§ EXERCISE INSTRUCTIONS
Restate, exactly and without pictures, the lines from the start of the listing below through the line holding "cooperators = list(range(100))".
========================================
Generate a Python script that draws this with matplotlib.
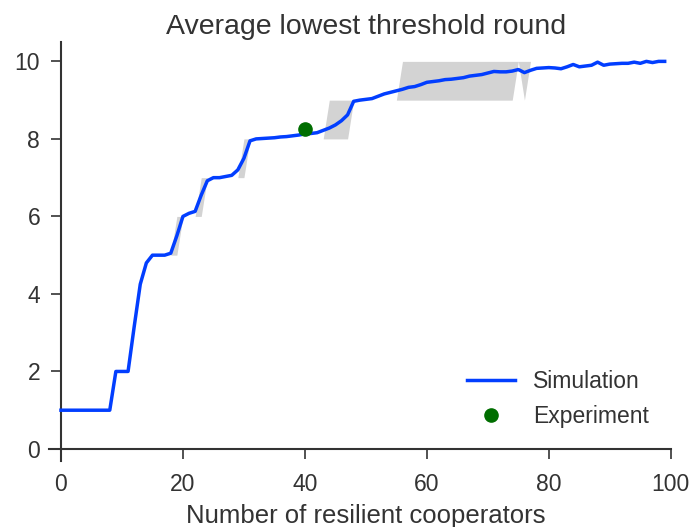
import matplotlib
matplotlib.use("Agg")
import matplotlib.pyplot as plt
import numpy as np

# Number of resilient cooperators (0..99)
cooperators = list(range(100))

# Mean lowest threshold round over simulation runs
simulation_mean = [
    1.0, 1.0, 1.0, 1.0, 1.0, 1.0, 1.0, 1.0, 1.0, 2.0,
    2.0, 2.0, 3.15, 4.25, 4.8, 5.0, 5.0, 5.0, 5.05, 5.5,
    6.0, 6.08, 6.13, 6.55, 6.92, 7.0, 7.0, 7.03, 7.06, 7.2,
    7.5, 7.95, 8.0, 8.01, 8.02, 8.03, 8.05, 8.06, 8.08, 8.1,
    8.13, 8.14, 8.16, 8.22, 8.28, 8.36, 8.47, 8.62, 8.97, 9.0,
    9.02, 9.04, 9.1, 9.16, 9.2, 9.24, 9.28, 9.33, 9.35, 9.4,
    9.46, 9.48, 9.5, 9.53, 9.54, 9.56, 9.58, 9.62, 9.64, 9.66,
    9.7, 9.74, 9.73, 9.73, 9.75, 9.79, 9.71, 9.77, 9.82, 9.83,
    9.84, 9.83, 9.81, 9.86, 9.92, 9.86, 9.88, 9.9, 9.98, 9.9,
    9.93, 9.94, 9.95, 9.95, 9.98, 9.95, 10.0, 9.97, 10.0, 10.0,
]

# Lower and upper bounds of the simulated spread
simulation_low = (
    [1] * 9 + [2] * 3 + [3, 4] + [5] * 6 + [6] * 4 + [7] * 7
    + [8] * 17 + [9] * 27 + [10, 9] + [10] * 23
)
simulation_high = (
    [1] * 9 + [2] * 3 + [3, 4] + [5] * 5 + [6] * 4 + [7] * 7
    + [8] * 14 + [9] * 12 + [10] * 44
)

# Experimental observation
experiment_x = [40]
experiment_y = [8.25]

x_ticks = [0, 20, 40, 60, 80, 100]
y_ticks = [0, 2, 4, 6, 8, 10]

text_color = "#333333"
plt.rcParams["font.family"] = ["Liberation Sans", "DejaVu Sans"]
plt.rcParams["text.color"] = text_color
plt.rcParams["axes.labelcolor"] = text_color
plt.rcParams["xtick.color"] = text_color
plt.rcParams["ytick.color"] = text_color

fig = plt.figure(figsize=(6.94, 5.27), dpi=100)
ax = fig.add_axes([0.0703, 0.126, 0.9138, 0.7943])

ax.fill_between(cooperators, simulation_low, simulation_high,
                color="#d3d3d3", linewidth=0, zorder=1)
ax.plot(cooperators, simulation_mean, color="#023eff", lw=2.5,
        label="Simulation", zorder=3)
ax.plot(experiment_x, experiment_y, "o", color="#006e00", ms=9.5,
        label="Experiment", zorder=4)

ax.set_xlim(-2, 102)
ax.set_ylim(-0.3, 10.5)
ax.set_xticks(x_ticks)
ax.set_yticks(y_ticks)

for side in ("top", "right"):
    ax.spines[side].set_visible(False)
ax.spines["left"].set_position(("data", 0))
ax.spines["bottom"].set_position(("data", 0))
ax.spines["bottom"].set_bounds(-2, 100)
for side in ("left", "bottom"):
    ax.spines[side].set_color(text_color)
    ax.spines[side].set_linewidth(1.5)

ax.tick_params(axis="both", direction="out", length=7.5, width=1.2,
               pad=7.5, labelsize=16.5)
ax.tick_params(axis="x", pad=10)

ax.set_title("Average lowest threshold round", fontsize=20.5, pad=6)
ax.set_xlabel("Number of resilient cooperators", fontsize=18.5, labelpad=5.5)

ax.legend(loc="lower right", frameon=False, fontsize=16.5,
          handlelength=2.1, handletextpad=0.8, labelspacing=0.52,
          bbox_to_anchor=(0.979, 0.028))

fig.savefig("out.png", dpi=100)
========================================
§ THE SOLUTION
Generate a Python script that draws this with matplotlib.
import matplotlib
matplotlib.use("Agg")
import matplotlib.pyplot as plt
import numpy as np

# Number of resilient cooperators (0..99)
cooperators = list(range(100))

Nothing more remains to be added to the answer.